• Set task
Return the material exactly, first line through the line containing "import plotly.graph_objects as go", and nothing more. Pictures stay out.

• Information provided
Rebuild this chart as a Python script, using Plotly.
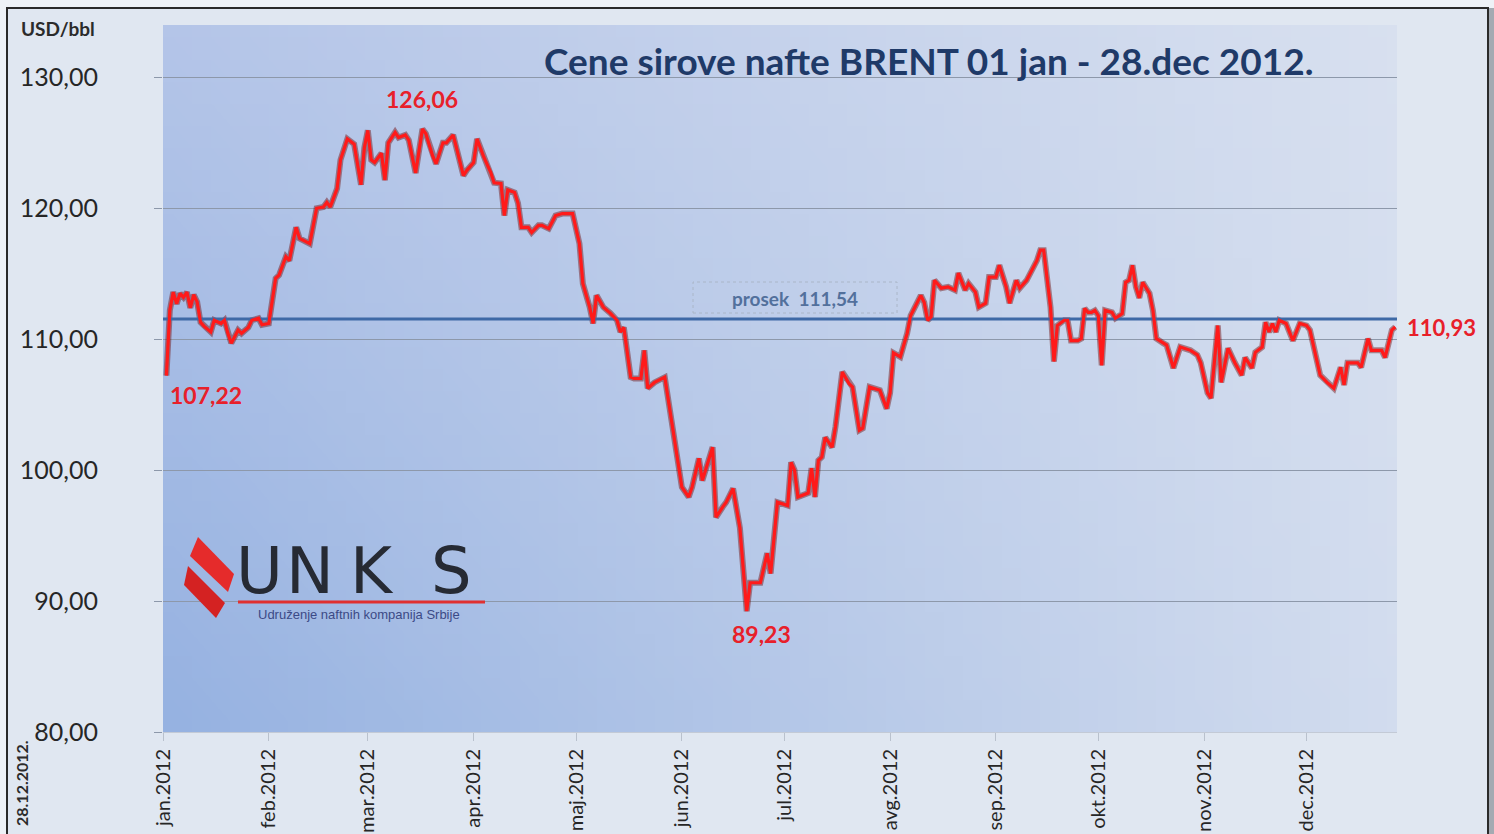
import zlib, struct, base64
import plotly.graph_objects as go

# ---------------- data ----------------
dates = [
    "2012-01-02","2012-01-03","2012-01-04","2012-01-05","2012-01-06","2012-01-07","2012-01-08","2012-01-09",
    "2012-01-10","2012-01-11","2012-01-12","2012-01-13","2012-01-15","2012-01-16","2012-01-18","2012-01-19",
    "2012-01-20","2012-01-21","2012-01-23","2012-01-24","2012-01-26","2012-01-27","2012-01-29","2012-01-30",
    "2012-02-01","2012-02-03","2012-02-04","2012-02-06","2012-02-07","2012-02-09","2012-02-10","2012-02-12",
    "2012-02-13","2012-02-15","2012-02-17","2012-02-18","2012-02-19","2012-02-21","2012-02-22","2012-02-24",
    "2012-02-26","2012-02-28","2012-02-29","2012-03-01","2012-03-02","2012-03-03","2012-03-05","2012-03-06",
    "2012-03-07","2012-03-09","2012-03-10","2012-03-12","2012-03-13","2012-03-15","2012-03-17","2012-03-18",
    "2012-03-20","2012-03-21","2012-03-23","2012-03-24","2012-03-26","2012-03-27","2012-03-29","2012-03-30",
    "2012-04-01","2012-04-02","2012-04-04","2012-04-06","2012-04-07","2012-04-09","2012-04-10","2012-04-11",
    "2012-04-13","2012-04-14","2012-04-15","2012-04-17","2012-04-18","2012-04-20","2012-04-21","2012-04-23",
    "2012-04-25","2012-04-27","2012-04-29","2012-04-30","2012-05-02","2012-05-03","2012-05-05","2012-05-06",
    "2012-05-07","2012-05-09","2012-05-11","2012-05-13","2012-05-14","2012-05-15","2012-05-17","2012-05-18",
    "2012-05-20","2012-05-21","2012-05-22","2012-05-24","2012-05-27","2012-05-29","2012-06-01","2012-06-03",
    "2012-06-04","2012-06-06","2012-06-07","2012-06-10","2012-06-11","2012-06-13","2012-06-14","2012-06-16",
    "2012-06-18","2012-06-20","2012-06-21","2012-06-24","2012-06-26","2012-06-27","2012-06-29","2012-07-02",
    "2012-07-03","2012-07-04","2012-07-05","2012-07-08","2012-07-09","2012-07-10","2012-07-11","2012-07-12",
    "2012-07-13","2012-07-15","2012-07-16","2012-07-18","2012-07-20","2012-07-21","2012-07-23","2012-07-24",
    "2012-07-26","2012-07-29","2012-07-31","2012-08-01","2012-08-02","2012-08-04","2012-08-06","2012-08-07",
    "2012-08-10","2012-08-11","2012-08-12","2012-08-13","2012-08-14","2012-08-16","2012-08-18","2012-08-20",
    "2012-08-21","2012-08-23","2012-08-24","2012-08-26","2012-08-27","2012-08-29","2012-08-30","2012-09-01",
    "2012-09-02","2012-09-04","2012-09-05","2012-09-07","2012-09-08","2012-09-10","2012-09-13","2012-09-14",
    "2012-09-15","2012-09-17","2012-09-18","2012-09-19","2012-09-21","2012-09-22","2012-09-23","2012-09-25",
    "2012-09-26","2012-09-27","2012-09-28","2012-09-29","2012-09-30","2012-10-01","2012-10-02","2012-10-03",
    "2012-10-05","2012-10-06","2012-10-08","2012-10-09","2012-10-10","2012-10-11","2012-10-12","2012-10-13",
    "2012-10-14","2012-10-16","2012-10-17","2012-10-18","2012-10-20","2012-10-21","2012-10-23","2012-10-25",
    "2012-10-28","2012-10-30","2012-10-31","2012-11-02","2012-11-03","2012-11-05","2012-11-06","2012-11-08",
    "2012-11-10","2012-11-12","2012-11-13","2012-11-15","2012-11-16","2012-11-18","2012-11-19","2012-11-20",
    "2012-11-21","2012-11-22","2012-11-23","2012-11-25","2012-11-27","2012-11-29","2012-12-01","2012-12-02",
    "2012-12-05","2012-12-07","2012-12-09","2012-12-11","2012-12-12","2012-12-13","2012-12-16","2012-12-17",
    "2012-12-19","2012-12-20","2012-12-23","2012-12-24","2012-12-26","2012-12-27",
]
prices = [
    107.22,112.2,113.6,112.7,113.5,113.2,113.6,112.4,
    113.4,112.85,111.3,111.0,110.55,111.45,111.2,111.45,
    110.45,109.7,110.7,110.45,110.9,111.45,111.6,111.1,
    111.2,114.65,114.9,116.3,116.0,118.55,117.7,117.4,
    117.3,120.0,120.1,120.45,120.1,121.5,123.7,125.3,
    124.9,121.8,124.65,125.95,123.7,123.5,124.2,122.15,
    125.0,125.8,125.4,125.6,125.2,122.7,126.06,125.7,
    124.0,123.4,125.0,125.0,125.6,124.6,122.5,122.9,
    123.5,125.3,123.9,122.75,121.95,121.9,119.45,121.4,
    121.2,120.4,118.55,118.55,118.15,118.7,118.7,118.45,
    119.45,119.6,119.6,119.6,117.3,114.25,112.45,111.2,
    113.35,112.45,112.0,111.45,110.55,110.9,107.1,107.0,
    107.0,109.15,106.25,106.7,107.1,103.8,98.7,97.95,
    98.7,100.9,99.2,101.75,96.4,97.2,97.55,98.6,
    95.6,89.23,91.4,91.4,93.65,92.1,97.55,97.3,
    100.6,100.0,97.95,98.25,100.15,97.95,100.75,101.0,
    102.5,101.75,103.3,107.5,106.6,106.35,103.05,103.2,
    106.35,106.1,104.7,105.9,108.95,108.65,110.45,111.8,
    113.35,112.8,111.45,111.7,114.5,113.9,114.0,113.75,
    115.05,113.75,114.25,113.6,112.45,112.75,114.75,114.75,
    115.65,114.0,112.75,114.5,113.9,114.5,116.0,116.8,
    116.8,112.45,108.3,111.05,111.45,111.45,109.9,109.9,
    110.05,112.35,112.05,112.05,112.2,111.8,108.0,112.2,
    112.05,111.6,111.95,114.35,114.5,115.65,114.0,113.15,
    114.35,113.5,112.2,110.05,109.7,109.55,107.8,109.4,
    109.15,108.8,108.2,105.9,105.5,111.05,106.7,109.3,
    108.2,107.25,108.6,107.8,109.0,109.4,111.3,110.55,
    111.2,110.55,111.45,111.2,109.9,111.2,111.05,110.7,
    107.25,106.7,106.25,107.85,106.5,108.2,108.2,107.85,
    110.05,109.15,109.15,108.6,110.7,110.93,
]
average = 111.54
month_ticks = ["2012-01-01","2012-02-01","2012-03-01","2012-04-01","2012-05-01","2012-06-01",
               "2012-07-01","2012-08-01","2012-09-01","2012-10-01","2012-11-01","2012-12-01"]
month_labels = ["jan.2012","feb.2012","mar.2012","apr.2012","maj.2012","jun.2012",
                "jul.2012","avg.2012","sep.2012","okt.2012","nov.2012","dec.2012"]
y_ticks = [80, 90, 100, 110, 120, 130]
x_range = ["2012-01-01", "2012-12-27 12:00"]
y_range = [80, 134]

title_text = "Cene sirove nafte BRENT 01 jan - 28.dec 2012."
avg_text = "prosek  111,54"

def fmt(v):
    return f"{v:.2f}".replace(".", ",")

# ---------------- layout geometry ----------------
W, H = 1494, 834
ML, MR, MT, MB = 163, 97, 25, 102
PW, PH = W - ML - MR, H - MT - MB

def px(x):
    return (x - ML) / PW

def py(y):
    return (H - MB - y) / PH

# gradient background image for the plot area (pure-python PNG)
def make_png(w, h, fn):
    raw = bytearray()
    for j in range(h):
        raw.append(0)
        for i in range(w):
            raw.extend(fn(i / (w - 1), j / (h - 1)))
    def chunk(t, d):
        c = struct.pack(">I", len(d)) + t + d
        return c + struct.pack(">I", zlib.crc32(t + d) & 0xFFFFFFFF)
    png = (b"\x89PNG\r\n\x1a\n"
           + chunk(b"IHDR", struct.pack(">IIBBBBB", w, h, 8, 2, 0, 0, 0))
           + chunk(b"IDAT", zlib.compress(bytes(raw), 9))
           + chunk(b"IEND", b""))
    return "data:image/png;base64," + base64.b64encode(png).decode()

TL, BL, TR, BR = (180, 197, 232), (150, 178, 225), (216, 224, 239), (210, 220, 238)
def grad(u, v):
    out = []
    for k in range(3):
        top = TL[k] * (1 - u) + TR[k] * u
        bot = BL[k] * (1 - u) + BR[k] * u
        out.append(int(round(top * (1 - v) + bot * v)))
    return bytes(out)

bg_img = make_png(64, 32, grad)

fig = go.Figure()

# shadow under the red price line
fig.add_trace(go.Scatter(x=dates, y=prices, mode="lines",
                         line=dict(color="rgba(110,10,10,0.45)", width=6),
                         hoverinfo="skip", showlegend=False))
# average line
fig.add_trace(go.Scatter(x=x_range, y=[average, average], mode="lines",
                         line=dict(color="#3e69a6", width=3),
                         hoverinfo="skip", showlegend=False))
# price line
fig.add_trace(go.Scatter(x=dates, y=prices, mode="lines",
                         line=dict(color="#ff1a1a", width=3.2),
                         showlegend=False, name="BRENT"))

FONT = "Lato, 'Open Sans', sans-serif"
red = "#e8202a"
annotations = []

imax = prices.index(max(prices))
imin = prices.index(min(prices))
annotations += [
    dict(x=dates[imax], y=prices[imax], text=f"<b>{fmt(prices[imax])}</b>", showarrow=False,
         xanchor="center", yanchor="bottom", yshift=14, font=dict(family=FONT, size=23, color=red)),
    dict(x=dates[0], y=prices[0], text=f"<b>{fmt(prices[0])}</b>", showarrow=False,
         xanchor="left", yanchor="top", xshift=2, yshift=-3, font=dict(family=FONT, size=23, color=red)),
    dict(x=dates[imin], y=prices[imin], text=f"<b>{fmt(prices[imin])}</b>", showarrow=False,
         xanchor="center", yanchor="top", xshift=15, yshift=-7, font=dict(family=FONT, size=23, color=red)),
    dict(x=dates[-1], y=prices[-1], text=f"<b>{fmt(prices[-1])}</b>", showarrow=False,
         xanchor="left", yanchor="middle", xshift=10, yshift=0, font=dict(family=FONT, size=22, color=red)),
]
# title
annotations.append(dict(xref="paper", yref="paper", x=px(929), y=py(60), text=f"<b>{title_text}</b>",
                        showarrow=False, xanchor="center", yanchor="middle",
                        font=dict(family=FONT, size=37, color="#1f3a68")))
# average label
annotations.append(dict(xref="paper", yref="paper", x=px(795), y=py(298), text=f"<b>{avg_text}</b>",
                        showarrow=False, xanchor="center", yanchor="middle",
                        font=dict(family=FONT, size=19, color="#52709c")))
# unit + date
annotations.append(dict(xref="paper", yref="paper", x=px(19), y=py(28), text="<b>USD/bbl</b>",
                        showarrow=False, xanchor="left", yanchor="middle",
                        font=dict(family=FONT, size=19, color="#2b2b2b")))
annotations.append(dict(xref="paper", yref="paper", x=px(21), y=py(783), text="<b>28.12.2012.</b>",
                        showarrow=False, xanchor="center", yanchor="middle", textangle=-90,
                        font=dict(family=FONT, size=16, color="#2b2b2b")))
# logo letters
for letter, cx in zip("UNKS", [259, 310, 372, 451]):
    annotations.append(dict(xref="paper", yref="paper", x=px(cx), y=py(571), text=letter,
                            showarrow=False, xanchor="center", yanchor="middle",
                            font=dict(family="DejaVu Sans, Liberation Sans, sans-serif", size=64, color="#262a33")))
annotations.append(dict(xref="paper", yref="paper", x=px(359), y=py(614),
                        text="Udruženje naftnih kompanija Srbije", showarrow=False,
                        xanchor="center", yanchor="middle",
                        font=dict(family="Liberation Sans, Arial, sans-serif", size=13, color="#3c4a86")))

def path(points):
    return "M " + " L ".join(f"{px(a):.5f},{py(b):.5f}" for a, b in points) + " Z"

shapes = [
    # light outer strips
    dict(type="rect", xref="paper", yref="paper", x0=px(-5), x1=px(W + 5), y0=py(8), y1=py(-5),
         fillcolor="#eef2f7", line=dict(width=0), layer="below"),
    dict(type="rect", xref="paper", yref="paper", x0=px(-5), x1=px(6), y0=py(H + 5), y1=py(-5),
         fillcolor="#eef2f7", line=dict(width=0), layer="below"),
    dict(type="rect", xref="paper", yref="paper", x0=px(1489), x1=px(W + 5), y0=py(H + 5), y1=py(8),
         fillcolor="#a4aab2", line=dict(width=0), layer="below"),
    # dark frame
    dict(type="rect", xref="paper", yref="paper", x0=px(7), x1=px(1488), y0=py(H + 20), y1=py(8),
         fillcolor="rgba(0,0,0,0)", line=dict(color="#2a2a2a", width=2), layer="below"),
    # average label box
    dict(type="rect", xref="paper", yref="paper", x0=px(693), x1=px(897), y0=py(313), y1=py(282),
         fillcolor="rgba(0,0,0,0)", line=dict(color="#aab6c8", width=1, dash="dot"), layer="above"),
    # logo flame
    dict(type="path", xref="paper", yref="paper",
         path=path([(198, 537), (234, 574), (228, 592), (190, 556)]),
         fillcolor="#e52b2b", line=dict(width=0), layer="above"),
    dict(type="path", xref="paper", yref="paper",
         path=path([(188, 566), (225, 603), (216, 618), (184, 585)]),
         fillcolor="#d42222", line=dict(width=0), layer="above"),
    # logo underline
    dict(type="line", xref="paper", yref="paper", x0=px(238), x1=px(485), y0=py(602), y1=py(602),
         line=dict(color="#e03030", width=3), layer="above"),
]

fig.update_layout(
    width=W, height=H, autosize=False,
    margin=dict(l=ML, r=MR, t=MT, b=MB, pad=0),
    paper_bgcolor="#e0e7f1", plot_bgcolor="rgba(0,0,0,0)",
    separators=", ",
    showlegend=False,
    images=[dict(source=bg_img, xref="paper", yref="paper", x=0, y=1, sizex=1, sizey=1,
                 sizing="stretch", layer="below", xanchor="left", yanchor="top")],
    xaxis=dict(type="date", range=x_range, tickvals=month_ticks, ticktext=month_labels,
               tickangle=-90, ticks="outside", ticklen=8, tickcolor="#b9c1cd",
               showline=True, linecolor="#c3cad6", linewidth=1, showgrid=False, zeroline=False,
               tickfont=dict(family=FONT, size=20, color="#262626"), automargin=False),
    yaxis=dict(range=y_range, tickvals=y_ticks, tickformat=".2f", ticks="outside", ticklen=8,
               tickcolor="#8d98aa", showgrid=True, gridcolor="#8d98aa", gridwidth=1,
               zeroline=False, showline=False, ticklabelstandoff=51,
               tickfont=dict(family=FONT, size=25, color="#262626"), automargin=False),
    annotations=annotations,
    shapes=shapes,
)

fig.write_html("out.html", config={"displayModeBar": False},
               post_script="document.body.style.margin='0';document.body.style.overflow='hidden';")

• Answer to this task
Rebuild this chart as a Python script, using Plotly.
import zlib, struct, base64
import plotly.graph_objects as go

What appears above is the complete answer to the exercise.